Prompt: Working from the data below, reproduce exactly the lines starting at the one that holds "Generate a component" and ending at the one that holds "const yTicks = [0, 10, 20, 30, 40, 50, 60, 70];". Pictures are excluded.

Material:
..............................

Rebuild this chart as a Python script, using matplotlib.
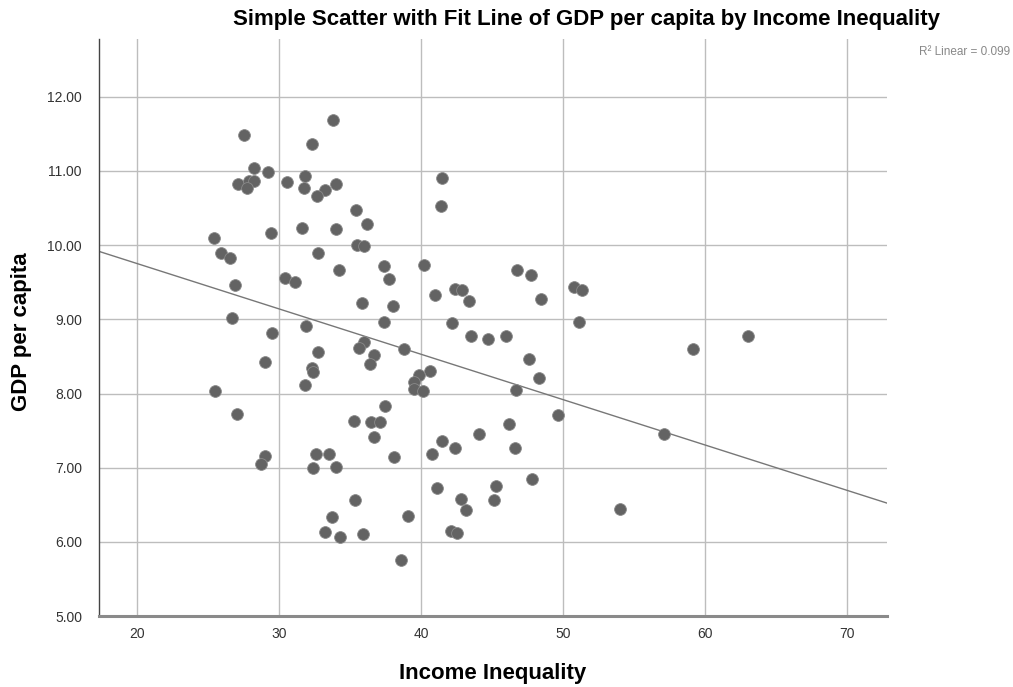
import numpy as np
import matplotlib.pyplot as plt

# Income inequality (x) and GDP per capita (y) per country
income_inequality = [
    33.80, 27.49, 32.30, 28.22, 29.20, 27.11, 27.89, 28.22, 27.70, 30.52,
    31.81, 31.72, 33.22, 32.68, 34.01, 35.40, 36.20, 31.60, 34.01, 29.39,
    25.40, 35.49, 35.96, 25.89, 26.51, 32.73, 34.23, 37.39, 37.70, 40.21,
    26.90, 30.40, 31.11, 40.96, 41.48, 41.36, 35.82, 38.01, 26.69, 37.39,
    31.88, 29.51, 35.99, 35.61, 38.80, 32.70, 36.69, 36.41, 29.01, 32.33,
    32.39, 40.61, 39.82, 39.51, 39.51, 40.14, 31.81, 25.49, 27.00, 37.42,
    35.28, 36.43, 37.11, 36.69, 41.48, 40.77, 38.10, 29.02, 28.69, 32.61,
    33.50, 32.40, 33.99, 41.07, 35.31, 33.71, 39.08, 33.20, 34.30, 35.89,
    38.57, 46.76, 47.70, 42.40, 42.89, 43.38, 48.43, 50.75, 51.30, 42.18,
    51.11, 43.48, 44.70, 45.99, 47.58, 48.31, 46.69, 49.63, 46.20, 44.08,
    42.40, 46.60, 47.82, 45.28, 42.80, 45.10, 43.13, 54.00, 42.07, 42.49,
    59.11, 63.01, 57.10,
]
gdp_per_capita = [
    11.69, 11.48, 11.36, 11.04, 10.99, 10.82, 10.86, 10.86, 10.77, 10.85,
    10.93, 10.77, 10.75, 10.66, 10.83, 10.47, 10.29, 10.23, 10.22, 10.17,
    10.09, 10.00, 9.99, 9.89, 9.83, 9.90, 9.66, 9.72, 9.55, 9.73,
    9.46, 9.56, 9.50, 9.33, 10.90, 10.53, 9.22, 9.18, 9.02, 8.96,
    8.91, 8.81, 8.69, 8.61, 8.60, 8.56, 8.52, 8.40, 8.43, 8.34,
    8.29, 8.30, 8.25, 8.16, 8.06, 8.03, 8.11, 8.04, 7.72, 7.83,
    7.63, 7.61, 7.61, 7.41, 7.36, 7.19, 7.14, 7.16, 7.05, 7.19,
    7.18, 6.99, 7.01, 6.73, 6.56, 6.33, 6.35, 6.13, 6.07, 6.10,
    5.75, 9.66, 9.60, 9.41, 9.40, 9.25, 9.27, 9.44, 9.39, 8.95,
    8.97, 8.78, 8.74, 8.77, 8.46, 8.21, 8.05, 7.71, 7.59, 7.46,
    7.27, 7.27, 6.85, 6.75, 6.58, 6.56, 6.43, 6.44, 6.15, 6.12,
    8.60, 8.78, 7.46,
]
x_ticks = [20, 30, 40, 50, 60, 70]
y_ticks = [5, 6, 7, 8, 9, 10, 11, 12]
r2_label = 0.099

x = np.array(income_inequality)
y = np.array(gdp_per_capita)

# least squares fit line
slope, intercept = np.polyfit(x, y, 1)

plt.rcParams['font.family'] = ['Liberation Sans', 'DejaVu Sans']

fig = plt.figure(figsize=(10.13, 6.87), dpi=100)
ax = fig.add_axes([0.0974, 0.1033, 0.778, 0.840])

xlo, xhi = 17.28, 72.77
ax.set_xlim(xlo, xhi)
ax.set_ylim(5.0, 12.78)

ax.set_xticks(x_ticks)
ax.set_yticks(y_ticks)
ax.set_yticklabels([f'{v:.2f}' for v in y_ticks])
ax.tick_params(length=0, labelsize=10, colors='#333333')
ax.tick_params(axis='y', pad=12)
ax.tick_params(axis='x', pad=8)

ax.grid(True, color='#bdbdbd', linewidth=1.0)
ax.set_axisbelow(True)
for side in ['top', 'right']:
    ax.spines[side].set_visible(False)
ax.spines['left'].set_color('#444444')
ax.spines['left'].set_linewidth(1.0)
ax.spines['bottom'].set_color('#8a8a8a')
ax.spines['bottom'].set_linewidth(2.2)

xs = np.array([xlo, xhi])
ax.plot(xs, intercept + slope * xs, color='#777777', linewidth=1.0, zorder=2)

ax.scatter(x, y, s=72, color='#636363', edgecolors='#8a8a8a', linewidths=0.6, zorder=3)

fig.text(0.579, 0.971, 'Simple Scatter with Fit Line of GDP per capita by Income Inequality',
         ha='center', va='center', fontsize=16, fontweight='bold')
fig.text(0.997, 0.924, f'R\u00b2 Linear = {r2_label:.3f}', ha='right', va='center',
         fontsize=8.5, color='#888888')
ax.set_xlabel('Income Inequality', fontsize=16, fontweight='bold')
ax.set_ylabel('GDP per capita', fontsize=16, fontweight='bold')
ax.xaxis.set_label_coords(0.5, -0.081)
ax.yaxis.set_label_coords(-0.085, 0.492)

fig.savefig('out.png', dpi=100)
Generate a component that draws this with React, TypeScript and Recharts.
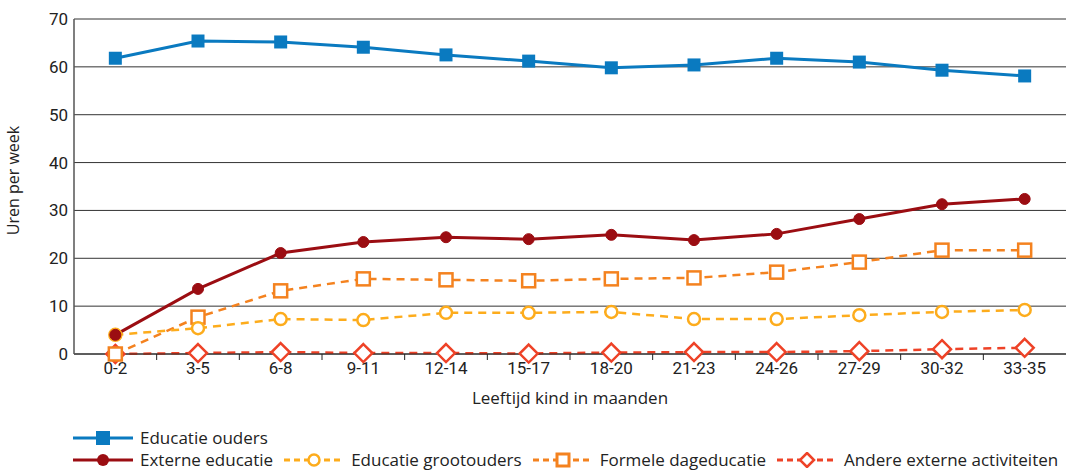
import React from 'react';
import { LineChart, Line, XAxis, YAxis, CartesianGrid, Label } from 'recharts';

const leeftijden = ['0-2', '3-5', '6-8', '9-11', '12-14', '15-17', '18-20', '21-23', '24-26', '27-29', '30-32', '33-35'];
const educatieOuders = [61.8, 65.4, 65.2, 64.1, 62.5, 61.2, 59.8, 60.4, 61.8, 61.0, 59.3, 58.1];
const externeEducatie = [4.0, 13.6, 21.1, 23.4, 24.4, 24.0, 24.9, 23.8, 25.1, 28.2, 31.3, 32.4];
const educatieGrootouders = [4.0, 5.4, 7.3, 7.1, 8.6, 8.6, 8.8, 7.3, 7.3, 8.1, 8.8, 9.2];
const formeleDageducatie = [0, 7.7, 13.2, 15.7, 15.5, 15.3, 15.7, 15.9, 17.1, 19.2, 21.7, 21.7];
const andereActiviteiten = [0, 0.2, 0.4, 0.2, 0.2, 0.1, 0.3, 0.4, 0.4, 0.6, 1.0, 1.3];
const yTicks = [0, 10, 20, 30, 40, 50, 60, 70];

const TICK_FONT = 'Roboto, "DejaVu Sans", sans-serif';
const TEXT_FONT = '"Open Sans", Roboto, sans-serif';
const C_BLAUW = '#0a7ac0';
const C_DONKERROOD = '#9b0d12';
const C_GEEL = '#fdac1c';
const C_ORANJE = '#f4821f';
const C_ROOD = '#ee4227';

const data = leeftijden.map((_, i) => ({
  i,
  ouders: educatieOuders[i],
  extern: externeEducatie[i],
  grootouders: educatieGrootouders[i],
  formeel: formeleDageducatie[i],
  andere: andereActiviteiten[i],
}));

// labels on whole positions, small tick marks on the band boundaries
const xTicks: number[] = [];
leeftijden.forEach((_, i) => {
  xTicks.push(i);
  if (i < leeftijden.length - 1) xTicks.push(i + 0.5);
});

const XTick = (props: any) => {
  const { x, y, payload } = props;
  const v = payload.value as number;
  if (Number.isInteger(v)) {
    return (
      <text x={x} y={y} dy="0.71em" textAnchor="middle" fontSize={17} fill="#222" fontFamily={TICK_FONT}>
        {leeftijden[v]}
      </text>
    );
  }
  return <line x1={x} x2={x} y1={y - 8} y2={y - 2} stroke="#222" strokeWidth={1} />;
};

const Vierkant = (kleur: string, open: boolean, s: number) => (p: any) => {
  const { cx, cy, index } = p;
  if (cx == null || cy == null) return <g key={index} />;
  return (
    <rect key={index} x={cx - s / 2} y={cy - s / 2} width={s} height={s}
      fill={open ? '#fff' : kleur} stroke={kleur} strokeWidth={open ? 2.5 : 0} />
  );
};

const Ruit = (kleur: string) => (p: any) => {
  const { cx, cy, index } = p;
  if (cx == null || cy == null) return <g key={index} />;
  const r = 9;
  return (
    <path key={index} d={`M${cx},${cy - r}L${cx + r},${cy}L${cx},${cy + r}L${cx - r},${cy}Z`}
      fill="#fff" stroke={kleur} strokeWidth={2.5} />
  );
};

type LegendItem = { naam: string; kleur: string; dashed: boolean; marker: 'sq' | 'dot' | 'circle' | 'osq' | 'diamond' };

const LegendSymbol = ({ item }: { item: LegendItem }) => {
  const { kleur, dashed, marker } = item;
  return (
    <svg width={60} height={16} style={{ display: 'block', marginRight: 7 }}>
      <line x1={0} x2={60} y1={8} y2={8} stroke={kleur} strokeWidth={3}
        strokeDasharray={dashed ? '6 4' : undefined} />
      {marker === 'sq' && <rect x={23} y={1} width={14} height={14} fill={kleur} />}
      {marker === 'dot' && <circle cx={30} cy={8} r={6} fill={kleur} />}
      {marker === 'circle' && <circle cx={30} cy={8} r={5.5} fill="#fff" stroke={kleur} strokeWidth={2.5} />}
      {marker === 'osq' && <rect x={24} y={2} width={12} height={12} fill="#fff" stroke={kleur} strokeWidth={3} />}
      {marker === 'diamond' && <path d="M30,1L37,8L30,15L23,8Z" fill="#fff" stroke={kleur} strokeWidth={2.5} />}
    </svg>
  );
};

const rij1: LegendItem[] = [
  { naam: 'Educatie ouders', kleur: C_BLAUW, dashed: false, marker: 'sq' },
];
const rij2: LegendItem[] = [
  { naam: 'Externe educatie', kleur: C_DONKERROOD, dashed: false, marker: 'dot' },
  { naam: 'Educatie grootouders', kleur: C_GEEL, dashed: true, marker: 'circle' },
  { naam: 'Formele dageducatie', kleur: C_ORANJE, dashed: true, marker: 'osq' },
  { naam: 'Andere externe activiteiten', kleur: C_ROOD, dashed: true, marker: 'diamond' },
];

const Legenda = () => (
  <div style={{ position: 'absolute', left: 73, top: 427, fontFamily: TEXT_FONT, fontSize: 17, color: '#222' }}>
    {[rij1, rij2].map((rij, r) => (
      <div key={r} style={{ display: 'flex', alignItems: 'center', height: 22, whiteSpace: 'nowrap' }}>
        {rij.map((item) => (
          <div key={item.naam} style={{ display: 'flex', alignItems: 'center', marginRight: 11, lineHeight: '22px' }}>
            <LegendSymbol item={item} />
            <span>{item.naam}</span>
          </div>
        ))}
      </div>
    ))}
  </div>
);

export default function App() {
  return (
    <div style={{ position: 'absolute', left: 0, top: 0, width: 1066, height: 472, background: '#fff' }}>
      <LineChart width={1066} height={472} data={data} margin={{ top: 19, right: 0, bottom: 68, left: 0 }}>
        <CartesianGrid vertical={false} stroke="#333" strokeWidth={1} />
        <XAxis
          dataKey="i"
          type="number"
          domain={[-0.5, 11.5]}
          ticks={xTicks}
          interval={0}
          tick={<XTick />}
          tickLine={false}
          tickSize={6}
          tickMargin={2}
          axisLine={{ stroke: '#222', strokeWidth: 1 }}
          height={50}
        >
          <Label value="Leeftijd kind in maanden" position="insideBottom" offset={0}
            style={{ fontSize: 17, fill: '#222', fontFamily: TEXT_FONT }} />
        </XAxis>
        <YAxis
          domain={[0, 70]}
          ticks={yTicks}
          width={74}
          tickLine={false}
          tickSize={0}
          tickMargin={6}
          axisLine={{ stroke: '#555', strokeWidth: 1.5 }}
          tick={{ fontSize: 17, fill: '#222', fontFamily: TICK_FONT }}
        >
          <Label value="Uren per week" angle={-90} position="insideLeft" offset={13} dy={-6}
            style={{ fontSize: 16, fill: '#222', fontFamily: TEXT_FONT, textAnchor: 'middle' }} />
        </YAxis>
        <Line dataKey="ouders" stroke={C_BLAUW} strokeWidth={3} dot={Vierkant(C_BLAUW, false, 13)}
          isAnimationActive={false} />
        <Line dataKey="andere" stroke={C_ROOD} strokeWidth={2.5} strokeDasharray="8 6" dot={Ruit(C_ROOD)}
          isAnimationActive={false} />
        <Line dataKey="formeel" stroke={C_ORANJE} strokeWidth={2.5} strokeDasharray="8 6" dot={Vierkant(C_ORANJE, true, 13)}
          isAnimationActive={false} />
        <Line dataKey="grootouders" stroke={C_GEEL} strokeWidth={2.5} strokeDasharray="8 6"
          dot={{ r: 6, fill: '#fff', stroke: C_GEEL, strokeWidth: 2.5, strokeDasharray: '' }} isAnimationActive={false} />
        <Line dataKey="extern" stroke={C_DONKERROOD} strokeWidth={3}
          dot={{ r: 5.5, fill: C_DONKERROOD, stroke: C_DONKERROOD, strokeWidth: 1 }} isAnimationActive={false} />
      </LineChart>
      <Legenda />
    </div>
  );
}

..............................

Result:
Generate a component that draws this with React, TypeScript and Recharts.
import React from 'react';
import { LineChart, Line, XAxis, YAxis, CartesianGrid, Label } from 'recharts';

const leeftijden = ['0-2', '3-5', '6-8', '9-11', '12-14', '15-17', '18-20', '21-23', '24-26', '27-29', '30-32', '33-35'];
const educatieOuders = [61.8, 65.4, 65.2, 64.1, 62.5, 61.2, 59.8, 60.4, 61.8, 61.0, 59.3, 58.1];
const externeEducatie = [4.0, 13.6, 21.1, 23.4, 24.4, 24.0, 24.9, 23.8, 25.1, 28.2, 31.3, 32.4];
const educatieGrootouders = [4.0, 5.4, 7.3, 7.1, 8.6, 8.6, 8.8, 7.3, 7.3, 8.1, 8.8, 9.2];
const formeleDageducatie = [0, 7.7, 13.2, 15.7, 15.5, 15.3, 15.7, 15.9, 17.1, 19.2, 21.7, 21.7];
const andereActiviteiten = [0, 0.2, 0.4, 0.2, 0.2, 0.1, 0.3, 0.4, 0.4, 0.6, 1.0, 1.3];
const yTicks = [0, 10, 20, 30, 40, 50, 60, 70];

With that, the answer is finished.